Can you smell disease? A woman from Perth, Scotland claims she can smell Parkinson’s disease, and her eerie ability now has researchers looking into new ways that the degenerative disorder may be diagnosed.
Sixty-five year old Joy Milne has always had a sensitive sniffer, but the strange odor she smelled on her husband turned out to be common to another group of people – those who have, and even incredibly those who had yet to even be diagnosed – with Parkinson’s disease.
“I could always smell things other people couldn’t smell,” Milne said during a BBC broadcast on Oct. 22. “I recognized a change in his smell.
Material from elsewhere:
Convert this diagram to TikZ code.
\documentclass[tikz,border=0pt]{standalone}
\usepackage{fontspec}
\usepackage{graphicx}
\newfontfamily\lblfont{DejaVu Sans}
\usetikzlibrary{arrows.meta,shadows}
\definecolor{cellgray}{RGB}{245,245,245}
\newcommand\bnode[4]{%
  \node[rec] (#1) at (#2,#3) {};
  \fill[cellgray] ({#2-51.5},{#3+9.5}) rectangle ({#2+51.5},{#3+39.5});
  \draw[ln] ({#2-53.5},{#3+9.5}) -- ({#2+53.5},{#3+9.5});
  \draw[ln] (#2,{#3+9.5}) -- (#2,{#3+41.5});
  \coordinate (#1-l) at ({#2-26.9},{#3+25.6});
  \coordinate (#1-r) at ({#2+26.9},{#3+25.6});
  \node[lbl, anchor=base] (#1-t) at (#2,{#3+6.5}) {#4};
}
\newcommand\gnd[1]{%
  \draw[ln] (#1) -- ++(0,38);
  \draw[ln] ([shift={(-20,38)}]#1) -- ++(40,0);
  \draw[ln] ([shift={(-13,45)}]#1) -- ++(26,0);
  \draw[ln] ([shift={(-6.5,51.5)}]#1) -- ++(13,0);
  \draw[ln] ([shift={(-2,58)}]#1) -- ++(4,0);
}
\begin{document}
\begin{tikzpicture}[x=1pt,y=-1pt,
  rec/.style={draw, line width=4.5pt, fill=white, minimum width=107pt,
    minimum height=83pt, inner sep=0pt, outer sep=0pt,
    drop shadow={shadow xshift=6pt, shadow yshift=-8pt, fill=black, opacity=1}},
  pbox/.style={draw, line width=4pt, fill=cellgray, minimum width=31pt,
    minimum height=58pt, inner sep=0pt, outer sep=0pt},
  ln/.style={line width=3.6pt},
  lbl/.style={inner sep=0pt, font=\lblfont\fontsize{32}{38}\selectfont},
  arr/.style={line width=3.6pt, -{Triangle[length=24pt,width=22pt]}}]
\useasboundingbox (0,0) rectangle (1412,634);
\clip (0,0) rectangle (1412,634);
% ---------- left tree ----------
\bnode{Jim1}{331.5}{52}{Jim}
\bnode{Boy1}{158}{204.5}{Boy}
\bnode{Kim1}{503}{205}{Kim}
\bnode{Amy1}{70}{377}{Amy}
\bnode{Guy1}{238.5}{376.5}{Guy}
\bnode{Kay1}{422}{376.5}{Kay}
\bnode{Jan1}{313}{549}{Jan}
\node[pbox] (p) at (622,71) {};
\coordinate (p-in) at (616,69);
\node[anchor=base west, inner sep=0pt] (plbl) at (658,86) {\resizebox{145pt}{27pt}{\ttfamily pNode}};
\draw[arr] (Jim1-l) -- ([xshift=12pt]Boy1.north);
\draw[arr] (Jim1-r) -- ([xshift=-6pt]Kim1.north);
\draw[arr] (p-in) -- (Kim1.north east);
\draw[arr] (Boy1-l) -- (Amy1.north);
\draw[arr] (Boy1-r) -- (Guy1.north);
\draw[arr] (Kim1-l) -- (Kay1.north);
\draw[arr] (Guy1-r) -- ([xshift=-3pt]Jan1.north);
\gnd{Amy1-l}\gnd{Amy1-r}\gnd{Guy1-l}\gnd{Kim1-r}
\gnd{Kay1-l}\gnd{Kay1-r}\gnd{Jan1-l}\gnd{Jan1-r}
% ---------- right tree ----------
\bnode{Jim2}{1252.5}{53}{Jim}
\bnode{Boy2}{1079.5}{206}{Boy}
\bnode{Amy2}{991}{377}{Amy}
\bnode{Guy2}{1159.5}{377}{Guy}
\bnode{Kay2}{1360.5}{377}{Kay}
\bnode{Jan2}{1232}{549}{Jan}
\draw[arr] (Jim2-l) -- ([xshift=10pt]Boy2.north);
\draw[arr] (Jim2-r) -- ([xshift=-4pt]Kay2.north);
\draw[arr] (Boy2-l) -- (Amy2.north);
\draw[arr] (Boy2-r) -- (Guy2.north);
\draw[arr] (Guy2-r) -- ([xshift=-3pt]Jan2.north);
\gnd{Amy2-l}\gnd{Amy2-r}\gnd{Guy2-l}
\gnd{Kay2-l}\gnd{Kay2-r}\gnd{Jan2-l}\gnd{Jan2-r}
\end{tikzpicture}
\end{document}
It’s quite a musky smell.” Milne’s husband died of the disease in June, after a 20-year battle.
Milne, a former nurse, said she didn’t realize the smell was specific to Parkinson’s sufferers until she was in a room with a number of them. “We weren’t in contact with other people with Parkinson’s so I didn’t realize then that it was an individual smell to Parkinson’s,” she commented. “It wasn’t until we moved back to Scotland, to Perth, and we went to the Parkinson’s group and when I went into the room, I thought ‘Oh the smell is stronger.’”
Researchers at Edinburgh University were intrigued, and decided to test out Milne’s hypothesis – that Parkinson’s disease gives off a detectable odor.
Explains the Washington Post: “Researchers at the University of Edinburgh gave T-shirts to six people with Parkinson’s and six people without the disease. After the subjects wore the shirts, they were passed on to Milne, who then had to determine by smell whether each wearer had Parkinson’s.”
Milne was spot on, scoring 11 out of 12. And the one she got wrong? Milne insisted that her “diagnosis” was correct. Eight months later, she was proven true. The supposed healthy subject in the control group had in fact just been diagnosed with Parkinson’s.
Milne’s ability is so keen, she said she can smell if the “disease was getting worse” or if a patient’s “medication was working – I could actually identify.”
Parkinson’s has no cure, but early diagnosis and medication can slow the disease significantly. Knowing that, and coupled with Milne’s sensory perceptions, scientists are developing a swab test to try.
Adds Sky News: “Experts think the disease may cause a change in the sebum, an oily substance that keeps the skin supple, resulting in a unique smell. The researchers will analyze skin swabs to identify the small molecules found in people with Parkinson’s, aimed at creating a diagnostic test.”